= The Wedding Camels =

The Wedding Camels is an ethnographic film directed by David MacDougall and Judith MacDougall, filmed in 1974 and released in 1980 (108 min., Turkana with English subtitles), that examines the negotiations and cultural practices that surround the tradition of the Turkana people of Kenya of giving a bridewealth before a wedding. The film was funded and distributed by the University of California Extension Center for Media.

== Overview ==
The film is observational in style and the Turkana subjects speak for themselves through subtitles, rather than being spoken about through narration.
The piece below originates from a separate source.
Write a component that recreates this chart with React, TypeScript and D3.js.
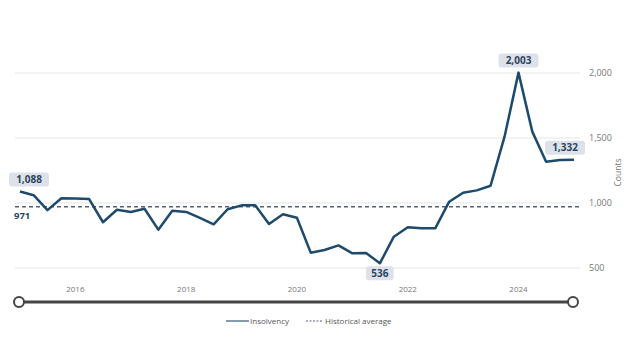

The MacDougalls' films fit into the forefront of the movement away from narration and towards observational and participatory cinema in the 1970s and 1980s. The husband and wife team have made several ethnographic films. The Wedding Camels is the second of three they made about the Turkana, the others being Lorang's Way and A Wife Among Wives. The trilogy is referred to as Turkana Conversations, which speaks to the fact that the MacDougalls seem to specialize in forming a comfortable relationship with their subjects that allows them to enter into their private world and record not just interviews, but private conversations among families and community members.

== Awards ==
The Wedding Camels won the Royal Anthropological Institute's first Film Award in 1980, for best ethnographic film of the past five years. It has also been awarded honors at film festivals including the Berlin Film Festival, the Edinburgh Film Festival, and the Margaret Mead Film Festival.